Música feita em compassos 5/8 e 6/8 em forma A-B-A inspirada em ritmos venezuelanos. O pianista já havia gravado a faixa “Venezuelana” no álbum “Volume 2” do Trio Corrente. Essa Venezuelana nº2 segue o mesmo estilo da anterior, alternando as fórmulas de compasso. Essa música é toda escrita, não tem improvisações e ressalta-se uma coda alargada onde o músico conduz a melodia por harmonias inesperadas.
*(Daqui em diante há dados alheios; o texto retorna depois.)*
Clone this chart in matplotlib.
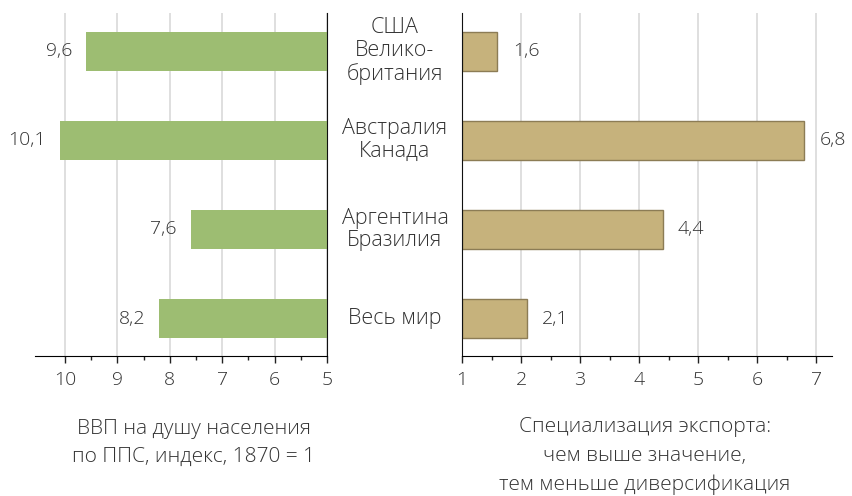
import matplotlib
matplotlib.use("Agg")
import matplotlib.pyplot as plt
from matplotlib.transforms import blended_transform_factory
from matplotlib.ticker import FixedLocator

# Data
groups = ["США\nВелико-\nбритания", "Австралия\nКанада", "Аргентина\nБразилия", "Весь мир"]
gdp = [9.6, 10.1, 7.6, 8.2]
spec = [1.6, 6.8, 4.4, 2.1]
gdp_labels = ["9,6", "10,1", "7,6", "8,2"]
spec_labels = ["1,6", "6,8", "4,4", "2,1"]
gdp_ticks = [10, 9, 8, 7, 6, 5]
spec_ticks = [1, 2, 3, 4, 5, 6, 7]

plt.rcParams["font.family"] = ["Open Sans", "DejaVu Sans"]
plt.rcParams["font.weight"] = "light"
txt = "#333333"
green = "#9dbd72"
tan = "#c6b27c"
grid = "#dcdcdc"

W, H = 853, 496
fig = plt.figure(figsize=(W / 100, H / 100), dpi=100)

def px_axes(x0, x1, y0, y1):
    return fig.add_axes([x0 / W, 1 - y1 / H, (x1 - x0) / W, (y1 - y0) / H])

ax1 = px_axes(35, 327, 13, 356)
ax2 = px_axes(462, 832, 13, 356)

ypos = list(range(len(groups)))

for ax in (ax1, ax2):
    ax.set_ylim(3.42, -0.43)
    ax.set_yticks([])
    ax.spines["top"].set_visible(False)
    ax.tick_params(axis="x", direction="out", length=5, width=1, colors="#222222",
                   labelcolor=txt, labelsize=14, pad=6)
    ax.tick_params(axis="x", which="minor", length=3, width=1, colors="#222222")
    ax.set_axisbelow(True)
    ax.grid(axis="x", color=grid, linewidth=1.3)

# left panel
ax1.set_xlim(10.57, 5)
ax1.set_xticks(gdp_ticks)
ax1.xaxis.set_minor_locator(FixedLocator([9.5, 8.5, 7.5, 6.5, 5.5]))
ax1.spines["left"].set_visible(False)
ax1.spines["right"].set_color("#111111")
ax1.barh(ypos, [g - 5 for g in gdp], left=5, height=0.44, color=green)
for y, v, lab in zip(ypos, gdp, gdp_labels):
    ax1.annotate(lab, (v, y), xytext=(-10, 0), textcoords="offset points",
                 ha="right", va="center", fontsize=14, color=txt)

# right panel
ax2.set_xlim(1, 7.27)
ax2.set_xticks(spec_ticks)
ax2.xaxis.set_minor_locator(FixedLocator([1.5, 2.5, 3.5, 4.5, 5.5, 6.5]))
ax2.spines["right"].set_visible(False)
ax2.spines["left"].set_color("#111111")
ax2.barh(ypos, [s - 1 for s in spec], left=1, height=0.44, color=tan,
         edgecolor="#8c7c55", linewidth=1)
for y, v, lab in zip(ypos, spec, spec_labels):
    ax2.annotate(lab, (v, y), xytext=(11, 0), textcoords="offset points",
                 ha="left", va="center", fontsize=14, color=txt)

# category labels between the panels
tr = blended_transform_factory(fig.transFigure, ax2.transData)
for y, g in zip(ypos, groups):
    fig.text(395 / W, y, g, transform=tr, ha="center", va="center",
             fontsize=15.5, color=txt, linespacing=1.12)

fig.text(194 / W, 1 - 443 / H, "ВВП на душу населения\nпо ППС, индекс, 1870 = 1",
         ha="center", va="center", fontsize=15, color=txt, linespacing=1.55)
fig.text(645 / W, 1 - 456 / H,
         "Специализация экспорта:\nчем выше значение,\nтем меньше диверсификация",
         ha="center", va="center", fontsize=15, color=txt, linespacing=1.55)

fig.savefig("out.png", dpi=100)
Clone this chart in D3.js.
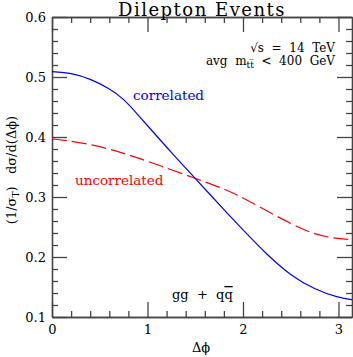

Balada dedicada à cantora Rosa Passos, com quem Fabio toca há anos. Nas palavras do pianista: “Quis reproduzir os climas tão intensos e suaves que vivi nos palcos com a Rosa. A música remete a um passeio numa manhã úmida e quente, depois da chuva, por jardins silenciosos e coloridos. O vapor d’água sobe do chão e o tempo e o pensamento querem descansar.” Paulo Paulelli (baixo) e Marcus Teixeira (guitarra) criam um acompanhamento quase estático sobre o qual a melodia paira feito vapor.

Baião muito rápido e virtuosístico onde o músico mostra seu amadurecimento técnico. Destaque para a coordenação e independência entre as mãos.

Balada emotiva e sucinta que o pianista dedica a sua esposa. O pianista transforma em música o “amor intenso que se espalha por todas as miudezas do cotidiano e passa quase despercebido”.

Essa peça é um estudo para a mão esquerda. Enquanto a mão direita canta a melodia em oitavas, a mão esquerda arpeja acordes sobrepostos criando densa harmonia. O pianista conta: “Sempre estudei os poliacordes que nada mais são que superposições de tríades criando acordes de 6, 7 ou mais vozes. Nesta peça, quis fazer o encadeamento desses acordes de uma maneira que tudo acomodasse uma melodia simples. Deu muito trabalho pra tocar direito”.

Regravação da canção que dá nome ao primeiro CD do pianista. Esse Choro canção ganhou um arranjo em quarteto de câmera com flauta, cello e o clarinete de Alexandre Ribeiro.

Outra peça “erudita” do CD que desafia a independência entre as mãos. Na segunda parte, enquanto a mão esquerda toca linha melódica em 6/8, a mão direita toca rapidíssimas semicolcheias em 4/4. Na parte harmônica nota-se a tensão estabelecida pelo politonalismo que surge.